18 Novembre 2019 - Séminaire du LED - Fabio Galeotti (CNRS-GATE)- Teaching norms in the street

Date de publication : 23 nov. 2019 23:41:37

Abstract: We study the way in which parents teach their children to adhere to social norms in a natural, but controlled, setting. Given the central role of norms in governing our daily interactions, transmitting norm compliance from one generation to another is vital to guarantee the stability of the social system. One important reason for complying with a given social norm is the threat of being punished if one decides otherwise (Sugden, 1986; Coleman, 1994; Young, 2008).
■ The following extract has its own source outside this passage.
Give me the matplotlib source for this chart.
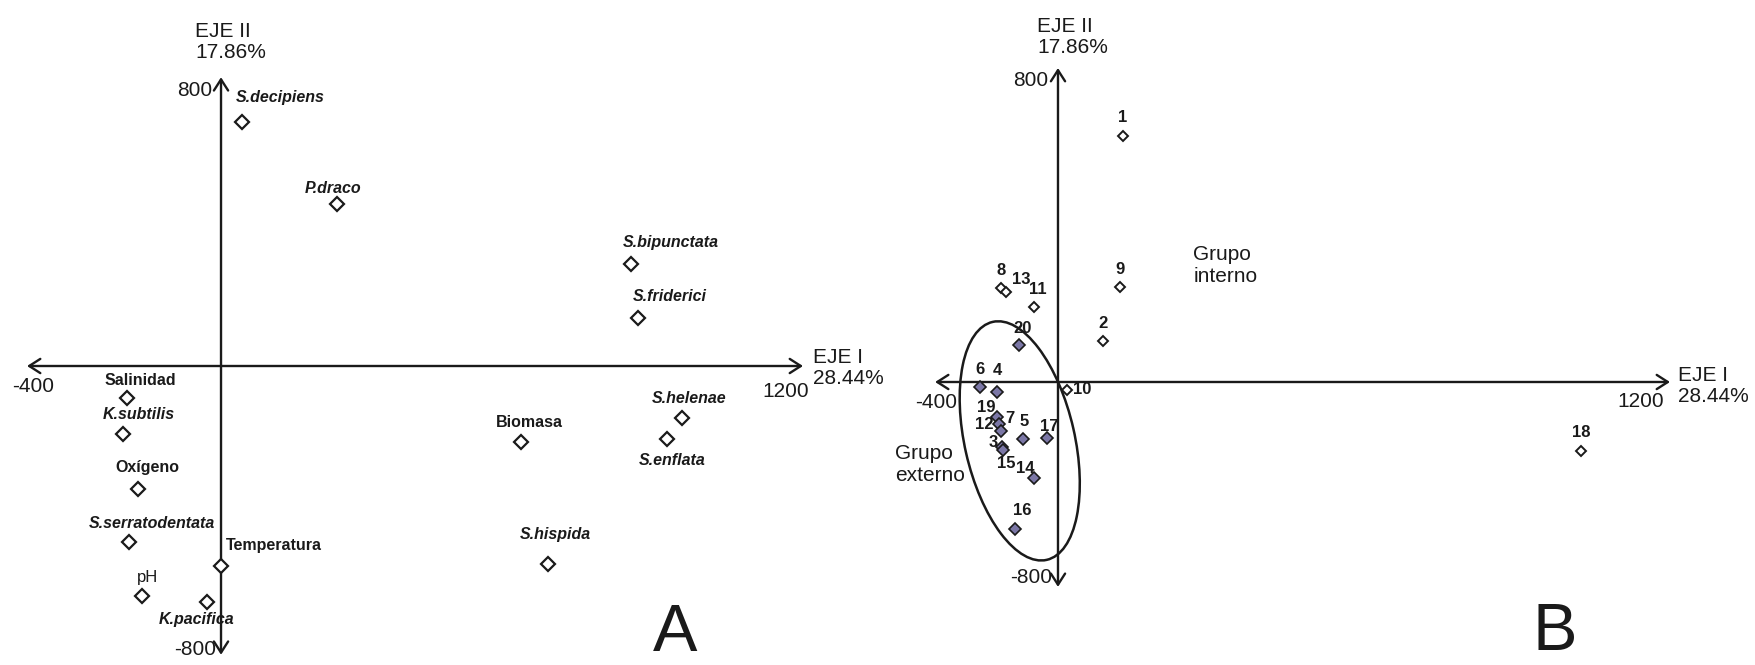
import matplotlib
matplotlib.use('Agg')
import matplotlib.pyplot as plt
from matplotlib.patches import Ellipse
import matplotlib.transforms as mtransforms

# Panel A: species and environmental variables on the first two CCA axes
a_labels = ['S.decipiens', 'P.draco', 'S.bipunctata', 'S.friderici', 'S.helenae',
            'S.enflata', 'Biomasa', 'S.hispida', 'Salinidad', 'K.subtilis',
            'Oxígeno', 'S.serratodentata', 'Temperatura', 'pH', 'K.pacifica']
a_x = [43, 239, 845, 860, 950, 920, 619, 674, -194, -202, -171, -190, 0, -163, -29]
a_y = [676, 449, 282, 133, -144, -202, -211, -548, -89, -188, -341, -488, -554, -637, -654]
a_kind = ['sp', 'sp', 'sp', 'sp', 'sp', 'sp', 'var', 'sp', 'var', 'sp',
          'var', 'sp', 'var', 'ph', 'sp']

# Panel B: sampling stations, the outer group is shaded
b_labels = ['1', '9', '2', '8', '13', '11', '20', '6', '4', '10',
            '19', '12', '7', '3', '15', '5', '17', '14', '16', '18']
b_x = [127, 122, 88, -112, -102, -47, -76, -153, -120, 18,
       -119, -116, -112, -110, -108, -69, -22, -47, -84, 1025]
b_y = [627, 242, 104, 240, 229, 191, 94, -13, -25, -20,
       -89, -107, -125, -166, -173, -145, -143, -245, -375, -176]
b_outer = [False, False, False, False, False, False, True, True, True, False,
           True, True, True, True, True, True, True, True, True, False]

eje1 = 'EJE I\n28.44%'
eje2 = 'EJE II\n17.86%'

# label offsets in pixels (dx, dy), y upwards
a_off = [(38, 24), (-4, 15), (40, 22), (32, 21), (7, 19), (5, -22), (8, 20), (7, 29),
         (13, 18), (16, 19), (9, 22), (23, 19), (53, 20), (6, 18), (-10, -17)]
b_off = [(0, 18), (0, 18), (0, 18), (0, 17), (15, 13), (4, 18), (3, 17), (0, 18),
         (1, 21), (15, 0), (-11, 9), (-15, -1), (9, 13), (-9, 5), (3, -14),
         (1, 17), (2, 12), (-9, 10), (7, 19), (0, 19)]

FONT = ['Liberation Sans', 'DejaVu Sans']
INK = '#1a1a1a'

fig = plt.figure(figsize=(17.56, 6.65), dpi=100)
fig.patch.set_facecolor('white')

axA = fig.add_axes([0, 0, 0.5, 1])
axA.set_xlim(-455.7, 1354.6)
axA.set_ylim(-828.3, 1013.9)

axB = fig.add_axes([0.5, 0, 0.5, 1])
axB.set_xlim(-352.9, 1368.6)
axB.set_ylim(-721.0, 973.2)

for ax in (axA, axB):
    ax.axis('off')

arrow = dict(arrowstyle='<->,head_length=0.5,head_width=0.32', lw=1.7, color=INK,
             shrinkA=0, shrinkB=0, mutation_scale=16)


def draw_axes(ax, xmin, xmax, ymin, ymax, offs):
    ax.annotate('', xy=(xmax, 0), xytext=(xmin, 0), arrowprops=arrow, zorder=1)
    ax.annotate('', xy=(0, ymax), xytext=(0, ymin), arrowprops=arrow, zorder=1)
    kw = dict(textcoords='offset pixels', family=FONT, fontsize=15, color=INK)
    ax.annotate('800', (0, ymax), xytext=offs['top'], ha='right', va='center', **kw)
    ax.annotate('-800', (0, ymin), xytext=offs['bottom'], ha='right', va='center', **kw)
    ax.annotate('-400', (xmin, 0), xytext=offs['left'], ha='center', va='center', **kw)
    ax.annotate('1200', (xmax, 0), xytext=offs['right'], ha='center', va='center', **kw)
    ax.annotate(eje1, (xmax, 0), xytext=offs['eje1'], ha='left', va='center',
                linespacing=1.15, **kw)
    ax.annotate(eje2, (0, ymax), xytext=offs['eje2'], ha='left', va='center',
                linespacing=1.15, **kw)


draw_axes(axA, -400, 1200, -800, 800,
          dict(top=(-9, -13), bottom=(-5, 5), left=(6, -21), right=(-17, -26),
               eje1=(10, -2), eje2=(-26, 35)))
draw_axes(axB, -241, 1200, -522, 800,
          dict(top=(-10, -13), bottom=(-6, 9), left=(1, -21), right=(-29, -20),
               eje1=(8, -4), eje2=(-21, 31)))

# Panel A points and labels
axA.plot(a_x, a_y, linestyle='none', marker='D', ms=7.6, mfc='white', mec=INK,
         mew=1.6, zorder=3)
for lab, x, y, k, off in zip(a_labels, a_x, a_y, a_kind, a_off):
    if k == 'sp':
        style, weight = 'italic', 'bold'
    elif k == 'var':
        style, weight = 'normal', 'bold'
    else:
        style, weight = 'normal', 'normal'
    axA.annotate(lab, (x, y), xytext=off, textcoords='offset pixels', ha='center',
                 va='center', family=FONT, fontsize=12 if k == 'ph' else 11.5,
                 fontstyle=style, fontweight=weight, color=INK, zorder=4)

# Panel B points and labels
for lab, x, y, outer, off in zip(b_labels, b_x, b_y, b_outer, b_off):
    if outer:
        axB.plot(x, y, linestyle='none', marker='D', ms=6.0, mfc='#7b77a6',
                 mec=INK, mew=1.2, zorder=3)
    else:
        axB.plot(x, y, linestyle='none', marker='D', ms=5.2, mfc='white',
                 mec=INK, mew=1.4, zorder=3)
    axB.annotate(lab, (x, y), xytext=off, textcoords='offset pixels', ha='center',
                 va='center', family=FONT, fontsize=12, fontweight='bold',
                 color=INK, zorder=4)

# ellipse round the outer group (size in inches, centred in data units)
ell_tr = fig.dpi_scale_trans + mtransforms.ScaledTranslation(-75, -150, axB.transData)
axB.add_patch(Ellipse((0, 0), 2.44, 1.10, angle=102.8, transform=ell_tr,
                      fill=False, ec=INK, lw=1.8, zorder=2))

axB.text(265, 296, 'Grupo\ninterno', ha='left', va='center', family=FONT,
         fontsize=15, color=INK, linespacing=1.2)
axB.text(-320, -211, 'Grupo\nexterno', ha='left', va='center', family=FONT,
         fontsize=15, color=INK, linespacing=1.2)

fig.text(0.3844, 0.0466, 'A', ha='center', va='center', family=FONT,
         fontsize=48, color=INK)
fig.text(0.8856, 0.0481, 'B', ha='center', va='center', family=FONT,
         fontsize=48, color=INK)

fig.savefig('out.png', dpi=100, facecolor='white')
Indeed, norm enforcement has been attributed a crucial role in guaranteeing the evolutionary stability of social norms (Fehr and Fischbacher,2004). Teaching our children that norm violators will be punished may thus serve as an efficient deterrence mechanism to ensure future generation's norm compliance. We focus on the norm of non-littering and the violation thereof, the importance of which is universally accepted in the setting of our experiment. We provide parents an opportunity to enforce the norm - either directly or indirectly - and assess whether they are more likely to do so in the presence of their child, presumably with the aim of educating the child. To this end, we stage different scenes in the streets, using a trained actor. We vary whether the parent is with the child by targeting parents on their way from and to school. As a result, we assess comparable populations at roughly the same time of the day that only differ in whether or not the child is around. We consider three scenarios, which we stage close to elementary schools. In the first one, the experimenter litters in the clear sight of the targeted parent by throwing away a bag containing a banana peel. This scenario serves to study the prevalence of direct punishment by confronting the violator. In order to study indirect punishment, the littering act is followed by a helping opportunity in the second scenario. That is, the actor, after having thrown away the bag can, accidentally drops the content of his bag on the sidewalk. This presents the parent with an opportunity to withhold help as a form of punishment. Finally, in the third scenario, we only stage the helping opportunity in order to measure the base rate of helping.